No, your condition is not enough.
For example, take two distinct finite nonabelian simple groups $G$ and $H$ such that neither one is a subgroup of the other (such pairs exist; the condition is in fact stronger than it needs to be, as witnessed by the theorem quoted in the end; you just need $G$ and $H$ to be distinct). By the odd-order theorem, both $|G|$ and $|H|$ are even, so $\gcd(|G|,|H|)\neq 1$.

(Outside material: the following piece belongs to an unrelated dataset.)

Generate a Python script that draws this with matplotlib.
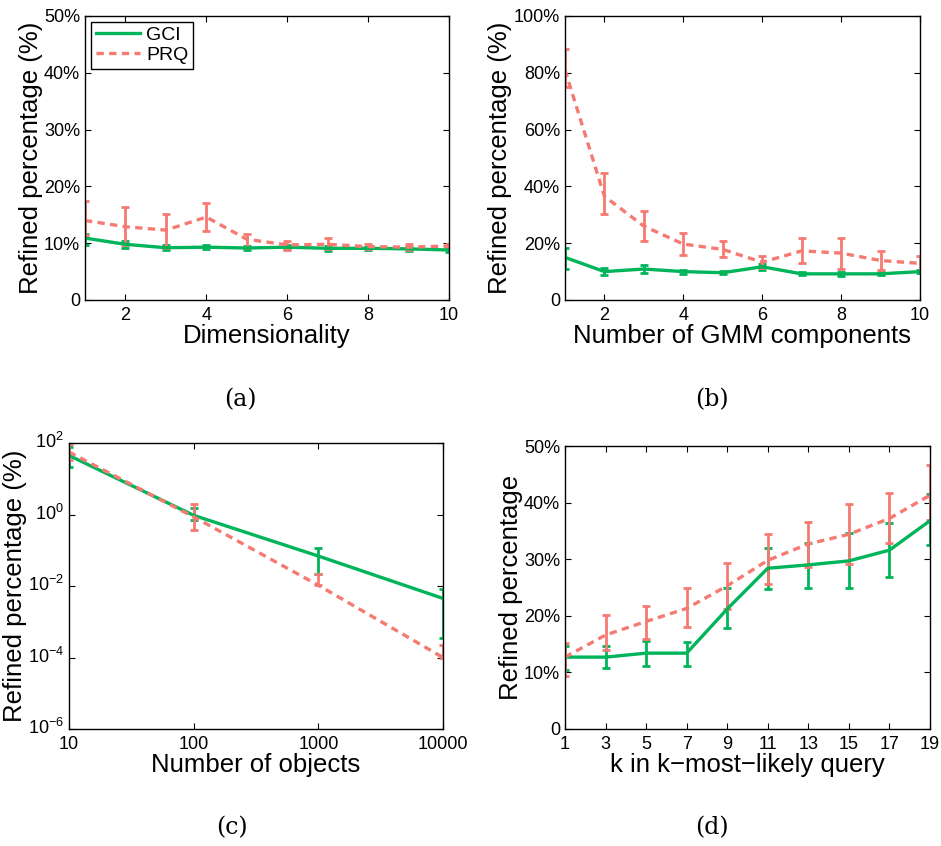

Let $\iota_G$ and $\iota_H$ be the inclusions into the product, and $\pi_G$, $\pi_H$ the projections. Let $f\colon G\times H \to G\times H$ be an automorphism.

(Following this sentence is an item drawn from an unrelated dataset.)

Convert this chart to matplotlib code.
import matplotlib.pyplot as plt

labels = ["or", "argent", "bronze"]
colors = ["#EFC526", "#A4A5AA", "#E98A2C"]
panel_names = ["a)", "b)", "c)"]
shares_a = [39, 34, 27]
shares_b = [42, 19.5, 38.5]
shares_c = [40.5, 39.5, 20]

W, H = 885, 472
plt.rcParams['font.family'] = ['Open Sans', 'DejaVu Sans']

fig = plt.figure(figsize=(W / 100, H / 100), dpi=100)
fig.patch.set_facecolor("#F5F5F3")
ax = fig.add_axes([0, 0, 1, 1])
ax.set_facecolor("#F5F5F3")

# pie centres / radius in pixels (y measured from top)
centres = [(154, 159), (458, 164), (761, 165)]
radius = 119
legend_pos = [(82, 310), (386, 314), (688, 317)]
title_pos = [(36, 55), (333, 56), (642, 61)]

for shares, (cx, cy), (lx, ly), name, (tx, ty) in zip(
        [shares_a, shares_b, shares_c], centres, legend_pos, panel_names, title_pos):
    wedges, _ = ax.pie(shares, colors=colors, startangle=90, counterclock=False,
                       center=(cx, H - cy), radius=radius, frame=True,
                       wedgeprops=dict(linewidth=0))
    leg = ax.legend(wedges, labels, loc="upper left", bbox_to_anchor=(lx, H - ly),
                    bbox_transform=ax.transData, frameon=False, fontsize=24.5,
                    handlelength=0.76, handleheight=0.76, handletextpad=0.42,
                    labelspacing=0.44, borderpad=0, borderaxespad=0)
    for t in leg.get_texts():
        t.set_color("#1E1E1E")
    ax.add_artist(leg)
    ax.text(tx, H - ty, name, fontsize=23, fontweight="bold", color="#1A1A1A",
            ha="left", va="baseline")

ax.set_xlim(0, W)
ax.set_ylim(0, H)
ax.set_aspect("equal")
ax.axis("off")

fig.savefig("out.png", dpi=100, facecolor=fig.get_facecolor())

Then $\pi_H\circ f\circ\iota_G \colon G\to H$ is a homomorphism. Since $H$ does not contain a subgroup isomorphic to $G$ and $G$ is simple, the composition must be the trivial map. Therefore, $f(g,e)\in G\times\{e\}$ for all $g\in G$. Symmetrically, by looking at $\pi_G\circ f\circ \iota_H$, we conclude that $f(e,h)\in \{e\}\times H$ for all $h\in H$. Therefore, $f|_{G\times\{e\}} = \alpha\in \mathrm{Aut}(G)$, and $f|_{\{e\}\times H} = \beta\in \mathrm{Aut}(H)$. So every automorphism of $G\times H$ corresponds to an element of $\mathrm{Aut}(G)\times\mathrm{Aut}(H)$, and of course the restrictions completely determine $f$.
You may want to consider:
Bidwell, J.N.S., Curran, M.J., and McCaughan, D. Automorphisms of direct products of finite groups, Arch. Math. (Basel) 86 (2006) no. 6, 481-489
Bidwell, J.N.S. Automorphisms of direct products of finite groups II. Arch. Math. (Basel) 91 (2008) no. 2, 111-121.
An example of a theorem of the first one is:
Theorem. Let $G=H\times K$, where $H$ and $K$ have no common direct factor. Then $\mathrm{Aut}(G)\cong \mathcal{A}$, where
$$\mathcal{A} = \left.\left\{\left(\begin{array}{cc}\alpha&\beta\\\gamma&\delta\end{array}\right)\;\right|\; \alpha\in\mathrm{Aut}(H), \delta\in\mathrm{Aut}(K), \beta\in\mathrm{Hom}(K,Z(H)), \gamma\in\mathrm{Hom}(H,Z(K))\right\}.$$
In particular,
$$|\mathrm{Aut}(G)| = |\mathrm{Aut}(H)||\mathrm{Aut}(K)||\mathrm{Hom}(H,Z(K))||\mathrm{Hom}(K,Z(H))|.$$
Best Answer
For every integer $n \geq 2$, the homomorphisms of $\mathbf Z/(n) \times \mathbf Z/(n)$ to itself are the linear maps given by $2 \times 2$ mod $n$ matrices $A = (\begin{smallmatrix}a&b\\c&d\end{smallmatrix})$, which act on $\mathbf Z/(n) \times \mathbf Z/(n)$ by $A\binom{x}{y} = \binom{ax+cy}{bx+dy}$. This homomorphism is invertible if and only if the matrix is invertible, which means $\det A$ is invertible mod $n$. Such $A$ form the group ${\rm GL}_2(\mathbf Z/(n))$ of invertible $2 \times 2$ mod $n$ matrices. So ${\rm Aut}(\mathbf Z/(n) \times \mathbf Z/(n)) = {\rm GL}_2(\mathbf Z/(n))$.
By similar reasoning, for all $d \geq 1$ we have ${\rm Aut}(({\mathbf Z}/(n))^d) = {\rm GL}_d(\mathbf Z/(n))$, where $d \times d$ mod $n$ matrices act on vectors in $(\mathbf Z/(n))^d$ in the natural way.
A very simple reason ${\rm Aut}(G \times G)$ is not pairs of automorphisms of $G$, when $G$ is a nontrivial group, is that there is always the swap automorphism $f(g,g') = (g',g)$.